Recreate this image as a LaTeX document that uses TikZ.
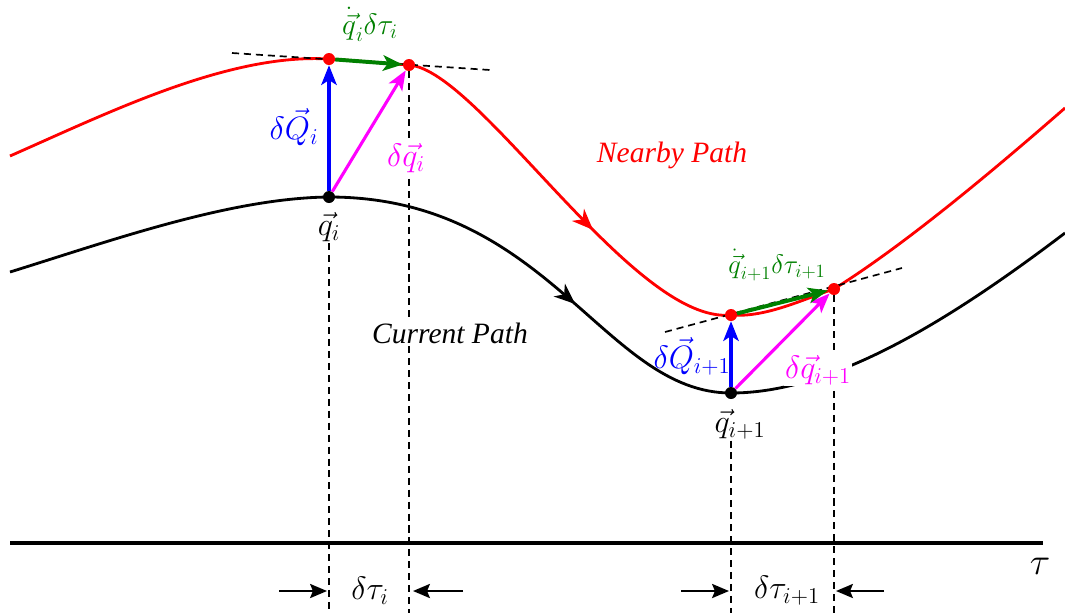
\RequirePackage{fix-cm}
\documentclass[tikz,border=0pt]{standalone}
\usepackage{fontspec}
\setmainfont{Liberation Serif}
\usetikzlibrary{arrows.meta, decorations.markings}
\definecolor{vmag}{RGB}{255,0,255}
\definecolor{vgreen}{RGB}{0,128,0}

\begin{document}
\begin{tikzpicture}[
    x=0.025cm, y=-0.025cm,
    font=\fontsize{21}{25}\selectfont,
    dot/.style={circle, fill=#1, inner sep=0pt, minimum size=0.3cm},
    path line/.style={draw=#1, line width=2pt},
    guide/.style={draw=black, dash pattern=on 5pt off 3.5pt, line width=1.2pt},
    vecarr/.style={-{Stealth[length=14pt, width=11pt, inset=3.5pt]}, draw=#1, line width=2.2pt},
    gaparr/.style={-{Stealth[length=12pt, width=10pt, inset=2pt]}, draw=black, line width=1.6pt},
    midarr/.style={postaction={decorate}, decoration={markings, mark=at position #1 with {\arrow{Stealth[length=15pt, width=12pt, inset=4.5pt]}}}},
    lbl/.style={inner sep=1pt, font=\fontsize{23}{27}\selectfont},
    cover/.style={lbl, fill=white}
  ]
  \useasboundingbox (0,0) rectangle (1065,613);

  \draw[path line=black] (10,272) .. controls (110,241) and (230,198) .. (329,197);
  \draw[path line=black, midarr=0.6] (329,197) .. controls (549,197) and (604,393) .. (731,393);
  \draw[path line=black] (731,393) .. controls (831,393) and (945,324) .. (1065,233);

  \draw[path line=red] (10,156) .. controls (110,112) and (229,53) .. (329,59)
    .. controls (360,61) and (380,63) .. (409,65);
  \draw[path line=red, midarr=0.6] (409,65) .. controls (479,70) and (634,325) .. (731,315);
  \draw[path line=red] (731,315) .. controls (766,318) and (806,298) .. (834,289)
    .. controls (906,244) and (995,169) .. (1065,108);

  \coordinate (ta1) at (232,53);
  \coordinate (tb1) at (490,70);
  \coordinate (ta2) at (665,332);
  \coordinate (tb2) at (902,268);
  \draw[guide] (ta1) -- (tb1);
  \draw[guide] (ta2) -- (tb2);

  \node[dot=black] (qi) at (329,197) {};
  \node[dot=black] (qn) at (731,393) {};
  \node[dot=red] (Qi) at (329,59) {};
  \node[dot=red] (Ti) at (409,65) {};
  \node[dot=red] (Qn) at (731,315) {};
  \node[dot=red] (Tn) at (834,289) {};

  \node[lbl] (lqi) at (329,227) {$\vec{q}_i$};
  \node[lbl] (lqn) at (740,424) {$\vec{q}_{i+1}$};

  \coordinate (bqi) at (329,613);
  \coordinate (bti) at (409,613);
  \coordinate (bqn) at (731,613);
  \coordinate (btn) at (834,613);
  \draw[guide] (qi |- lqi.south) -- (bqi);
  \draw[guide] (Ti) -- (bti);
  \draw[guide] (qn |- lqn.south) -- (bqn);
  \draw[guide] (Tn) -- (btn);

  \coordinate (ax0) at (10,543);
  \coordinate (ax1) at (1043,543);
  \draw[line width=3pt] (ax0) -- (ax1);
  \node[lbl, font=\fontsize{27}{31}\selectfont] (tau) at (1040,566) {$\tau$};

  \node[cover, font=\fontsize{21}{25}\selectfont] (cur) at (450,333) {\itshape Current Path};
  \node[lbl, text=red, font=\fontsize{21}{25}\selectfont] (near) at (672,155) {\itshape Nearby Path};
  \node[cover, text=vmag] (dqi) at (406,158) {$\delta\vec{q}_i$};
  \node[cover, text=vmag] (dqn) at (818,370) {$\delta\vec{q}_{i+1}$};
  \node[lbl, text=blue] (dQi) at (294,127) {$\delta\vec{Q}_i$};
  \node[lbl, text=blue] (dQn) at (692,356) {$\delta\vec{Q}_{i+1}$};
  \node[lbl, text=vgreen, font=\fontsize{21}{25}\selectfont] (vi) at (370,24) {$\dot{\vec{q}}_i\delta\tau_i$};
  \node[lbl, text=vgreen, font=\fontsize{19}{23}\selectfont] (vn) at (777,265) {$\dot{\vec{q}}_{i+1}\delta\tau_{i+1}$};

  \draw[vecarr=blue] (qi) -- (Qi);
  \draw[vecarr=vmag] (qi) -- (Ti);
  \draw[vecarr=vgreen, line width=2.8pt] (Qi) -- (Ti);
  \draw[vecarr=blue] (qn) -- (Qn);
  \draw[vecarr=vmag] (qn) -- (Tn);
  \draw[vecarr=vgreen, line width=2.8pt] (Qn) -- (Tn);

  \node[lbl] (dti) at (370,591) {$\delta\tau_i$};
  \node[lbl] (dtn) at (787,591) {$\delta\tau_{i+1}$};
  \coordinate (la1) at (279,591);
  \coordinate (lb1) at (327,591);
  \coordinate (ra1) at (463,591);
  \coordinate (rb1) at (413,591);
  \coordinate (la2) at (681,591);
  \coordinate (lb2) at (729,591);
  \coordinate (ra2) at (884,591);
  \coordinate (rb2) at (836,591);
  \draw[gaparr] (la1) -- (lb1);
  \draw[gaparr] (ra1) -- (rb1);
  \draw[gaparr] (la2) -- (lb2);
  \draw[gaparr] (ra2) -- (rb2);
\end{tikzpicture}
\end{document}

──────────────────────────────

- **Your goal**
Take the data above and repeat it exactly, leaving each picture out.

- **Result for this exercise**
Recreate this image as a LaTeX document that uses TikZ.
\RequirePackage{fix-cm}
\documentclass[tikz,border=0pt]{standalone}
\usepackage{fontspec}
\setmainfont{Liberation Serif}
\usetikzlibrary{arrows.meta, decorations.markings}
\definecolor{vmag}{RGB}{255,0,255}
\definecolor{vgreen}{RGB}{0,128,0}

\begin{document}
\begin{tikzpicture}[
    x=0.025cm, y=-0.025cm,
    font=\fontsize{21}{25}\selectfont,
    dot/.style={circle, fill=#1, inner sep=0pt, minimum size=0.3cm},
    path line/.style={draw=#1, line width=2pt},
    guide/.style={draw=black, dash pattern=on 5pt off 3.5pt, line width=1.2pt},
    vecarr/.style={-{Stealth[length=14pt, width=11pt, inset=3.5pt]}, draw=#1, line width=2.2pt},
    gaparr/.style={-{Stealth[length=12pt, width=10pt, inset=2pt]}, draw=black, line width=1.6pt},
    midarr/.style={postaction={decorate}, decoration={markings, mark=at position #1 with {\arrow{Stealth[length=15pt, width=12pt, inset=4.5pt]}}}},
    lbl/.style={inner sep=1pt, font=\fontsize{23}{27}\selectfont},
    cover/.style={lbl, fill=white}
  ]
  \useasboundingbox (0,0) rectangle (1065,613);

  \draw[path line=black] (10,272) .. controls (110,241) and (230,198) .. (329,197);
  \draw[path line=black, midarr=0.6] (329,197) .. controls (549,197) and (604,393) .. (731,393);
  \draw[path line=black] (731,393) .. controls (831,393) and (945,324) .. (1065,233);

  \draw[path line=red] (10,156) .. controls (110,112) and (229,53) .. (329,59)
    .. controls (360,61) and (380,63) .. (409,65);
  \draw[path line=red, midarr=0.6] (409,65) .. controls (479,70) and (634,325) .. (731,315);
  \draw[path line=red] (731,315) .. controls (766,318) and (806,298) .. (834,289)
    .. controls (906,244) and (995,169) .. (1065,108);

  \coordinate (ta1) at (232,53);
  \coordinate (tb1) at (490,70);
  \coordinate (ta2) at (665,332);
  \coordinate (tb2) at (902,268);
  \draw[guide] (ta1) -- (tb1);
  \draw[guide] (ta2) -- (tb2);

  \node[dot=black] (qi) at (329,197) {};
  \node[dot=black] (qn) at (731,393) {};
  \node[dot=red] (Qi) at (329,59) {};
  \node[dot=red] (Ti) at (409,65) {};
  \node[dot=red] (Qn) at (731,315) {};
  \node[dot=red] (Tn) at (834,289) {};

  \node[lbl] (lqi) at (329,227) {$\vec{q}_i$};
  \node[lbl] (lqn) at (740,424) {$\vec{q}_{i+1}$};

  \coordinate (bqi) at (329,613);
  \coordinate (bti) at (409,613);
  \coordinate (bqn) at (731,613);
  \coordinate (btn) at (834,613);
  \draw[guide] (qi |- lqi.south) -- (bqi);
  \draw[guide] (Ti) -- (bti);
  \draw[guide] (qn |- lqn.south) -- (bqn);
  \draw[guide] (Tn) -- (btn);

  \coordinate (ax0) at (10,543);
  \coordinate (ax1) at (1043,543);
  \draw[line width=3pt] (ax0) -- (ax1);
  \node[lbl, font=\fontsize{27}{31}\selectfont] (tau) at (1040,566) {$\tau$};

  \node[cover, font=\fontsize{21}{25}\selectfont] (cur) at (450,333) {\itshape Current Path};
  \node[lbl, text=red, font=\fontsize{21}{25}\selectfont] (near) at (672,155) {\itshape Nearby Path};
  \node[cover, text=vmag] (dqi) at (406,158) {$\delta\vec{q}_i$};
  \node[cover, text=vmag] (dqn) at (818,370) {$\delta\vec{q}_{i+1}$};
  \node[lbl, text=blue] (dQi) at (294,127) {$\delta\vec{Q}_i$};
  \node[lbl, text=blue] (dQn) at (692,356) {$\delta\vec{Q}_{i+1}$};
  \node[lbl, text=vgreen, font=\fontsize{21}{25}\selectfont] (vi) at (370,24) {$\dot{\vec{q}}_i\delta\tau_i$};
  \node[lbl, text=vgreen, font=\fontsize{19}{23}\selectfont] (vn) at (777,265) {$\dot{\vec{q}}_{i+1}\delta\tau_{i+1}$};

  \draw[vecarr=blue] (qi) -- (Qi);
  \draw[vecarr=vmag] (qi) -- (Ti);
  \draw[vecarr=vgreen, line width=2.8pt] (Qi) -- (Ti);
  \draw[vecarr=blue] (qn) -- (Qn);
  \draw[vecarr=vmag] (qn) -- (Tn);
  \draw[vecarr=vgreen, line width=2.8pt] (Qn) -- (Tn);

  \node[lbl] (dti) at (370,591) {$\delta\tau_i$};
  \node[lbl] (dtn) at (787,591) {$\delta\tau_{i+1}$};
  \coordinate (la1) at (279,591);
  \coordinate (lb1) at (327,591);
  \coordinate (ra1) at (463,591);
  \coordinate (rb1) at (413,591);
  \coordinate (la2) at (681,591);
  \coordinate (lb2) at (729,591);
  \coordinate (ra2) at (884,591);
  \coordinate (rb2) at (836,591);
  \draw[gaparr] (la1) -- (lb1);
  \draw[gaparr] (ra1) -- (rb1);
  \draw[gaparr] (la2) -- (lb2);
  \draw[gaparr] (ra2) -- (rb2);
\end{tikzpicture}
\end{document}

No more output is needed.